Still, Jordan’s research revealed that in some middle schools, intervention time is not a priority: “If there’s an assembly, or if there is a special event or whatever, it takes place during intervention time,” she said. “Or … the children might sit on computers, and they’re not getting any really explicit instruction.”

2. ‘Gamify’ math class

Students today need new modes of instruction that meet them where they are, said Gerilyn Williams, a math teacher at Pinelands Regional Junior High School in Little Egg Harbor Township, N.J.

“Most of them learn through things like TikTok or YouTube videos,” she said. “They like to play games, they like to interact. So how can I bring those same attributes into my lesson?”

Part of her solution is gamifying instruction. Williams avoids worksheets. Instead, she provides opportunities for students to practice skills that incorporate elements of game design.

That includes digital tools, which provide students with the instant feedback they crave, she said.

But not all the games are digital. Williams’ students sometimes play “trashketball,” a game in which they work in teams to answer math questions. If they get the question right, they can crumble the piece of paper and throw it into a trash can from across the room.

“The kids love this,” she said.

Williams also incorporates game-based vocabulary into her instruction, drawing on terms from video games.

For example, “instead of calling them quizzes and tests, I call them boss battles,” she said. “It’s less frightening. It reduces that math anxiety, and it makes them more engaging.
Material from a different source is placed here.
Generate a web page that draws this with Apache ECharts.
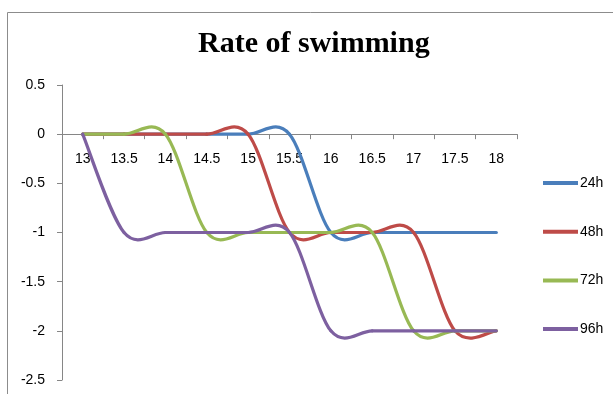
<!DOCTYPE html>
<html>
<head>
<meta charset="utf-8">
<script src="https://cdn.jsdelivr.net/npm/echarts@6/dist/echarts.min.js"></script>
<style>
  html, body { margin: 0; padding: 0; background: #fff; }
  #chart { width: 613px; height: 394px; }
</style>
</head>
<body>
<div id="chart"></div>
<script>
// Time points (hours, as category labels)
const hours = ['13', '13.5', '14', '14.5', '15', '15.5', '16', '16.5', '17', '17.5', '18'];

// Swimming rate per exposure group
const rate24h = [0, 0, 0, 0, 0, 0, -1, -1, -1, -1, -1];
const rate48h = [0, 0, 0, 0, 0, -1, -1, -1, -1, -2, -2];
const rate72h = [0, 0, 0, -1, -1, -1, -1, -1, -2, -2, -2];
const rate96h = [0, -1, -1, -1, -1, -1, -2, -2, -2, -2, -2];

const seriesNames = ['24h', '48h', '72h', '96h'];
const seriesData = [rate24h, rate48h, rate72h, rate96h];
const colors = ['#4A7EBB', '#BE4B48', '#98B954', '#7D60A0'];

const chart = echarts.init(document.getElementById('chart'));

const axisGray = '#868686';
const labelFont = { fontFamily: 'Liberation Sans, Arial, sans-serif', fontSize: 14, color: '#000' };

// Smoothed line: each item draws the cubic segment from point i to i+1,
// with Catmull-Rom tangents taken from the neighbouring points.
function smoothSegment(values, color) {
  return function (params, api) {
    const i = params.dataIndex;
    const n = values.length;
    if (i >= n - 1) return null;
    const p = k => {
      const j = Math.max(0, Math.min(n - 1, k));
      return api.coord([j, values[j]]);
    };
    const p0 = p(i - 1), p1 = p(i), p2 = p(i + 1), p3 = p(i + 2);
    return {
      type: 'bezierCurve',
      shape: {
        x1: p1[0], y1: p1[1],
        cpx1: p1[0] + (p2[0] - p0[0]) / 6, cpy1: p1[1] + (p2[1] - p0[1]) / 6,
        cpx2: p2[0] - (p3[0] - p1[0]) / 6, cpy2: p2[1] - (p3[1] - p1[1]) / 6,
        x2: p2[0], y2: p2[1]
      },
      style: { stroke: color, lineWidth: 3.2, fill: null, lineCap: 'round' }
    };
  };
}

chart.setOption({
  animation: false,
  backgroundColor: '#fff',
  color: colors,
  graphic: [{
    type: 'rect',
    shape: { x: 7.5, y: 12.5, width: 700, height: 500 },
    style: { fill: 'none', stroke: '#8c8c8c', lineWidth: 1 },
    silent: true
  }],
  title: {
    text: 'Rate of swimming',
    left: 198,
    top: 29,
    padding: 0,
    textStyle: {
      fontFamily: 'Liberation Serif, Times New Roman, serif',
      fontSize: 30,
      fontWeight: 'bold',
      color: '#000'
    }
  },
  legend: {
    orient: 'vertical',
    left: 543,
    top: 176,
    padding: 0,
    itemWidth: 35,
    itemHeight: 4,
    itemGap: 34.7,
    icon: 'rect',
    textStyle: { fontFamily: 'Liberation Sans, Arial, sans-serif', fontSize: 14, color: '#000', padding: [0, 0, 0, -3] },
    data: seriesNames
  },
  grid: { left: 62, right: 96, top: 85, bottom: 14, containLabel: false, outerBoundsMode: 'none' },
  xAxis: {
    type: 'category',
    data: hours,
    boundaryGap: true,
    position: 'bottom',
    axisLine: { onZero: false, lineStyle: { color: axisGray, width: 1 } },
    axisTick: { show: true, inside: false, length: 5, lineStyle: { color: axisGray } },
    axisLabel: Object.assign({ margin: 18, interval: 0 }, labelFont),
    splitLine: { show: false }
  },
  yAxis: {
    type: 'value',
    min: -2.5,
    max: 0.5,
    interval: 0.5,
    axisLine: { show: true, lineStyle: { color: axisGray, width: 1 } },
    axisTick: { show: true, length: 5, lineStyle: { color: axisGray } },
    axisLabel: Object.assign({ margin: 17 }, labelFont),
    splitLine: { show: false }
  },
  series: seriesNames.map((name, i) => ({
    name: name,
    type: 'custom',
    data: seriesData[i].map((v, k) => [k, v]),
    encode: { x: 0, y: 1 },
    renderItem: smoothSegment(seriesData[i], colors[i]),
    itemStyle: { color: colors[i] }
  }))
});

// Place the category axis on the y = 0 line.
const yZero = chart.convertToPixel({ yAxisIndex: 0 }, 0);
const yMin = chart.convertToPixel({ yAxisIndex: 0 }, -2.5);
chart.setOption({ xAxis: { offset: yZero - yMin } });
</script>
</body>
</html>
“We normalize things like failure, because when they play video games, think about what they’re doing,” Williams continued. “They fail—they try again and again and again and again until they achieve success.”

3. Strengthen teacher expertise

To turn around math outcomes, districts need to invest in teacher professional development and curriculum support, said Chaunté Garrett, the CEO of ELLE Education, which partners with schools and districts to support student learning.

“You’re not going to be able to replace the value of a well-supported and well-equipped mathematics teacher,” she said. “We also want to make sure that that teacher has a math curriculum that’s grounded in the standards and conceptually based.”

Students will develop more critical thinking skills and better understand math concepts if teachers are able to relate instruction to real life, Garrett said—so that “kids have relationships that they can pull on, and math has some type of meaning and context to them outside of just numbers and procedures.”

It’s important for math curriculum to be both culturally responsive and relevant, she added. And teachers might need training on how to offer opportunities for students to analyze and solve real-world problems.

“So often, [in math problems], we want to go back to soccer and basketball and all of those things that we lived through, and it’s not that [current students] don’t enjoy those, but our students live social media—they literally live it,” Garrett said. “Those are the things that have to live out in classrooms right now, and if we’re not doing those things, we are doing a disservice.”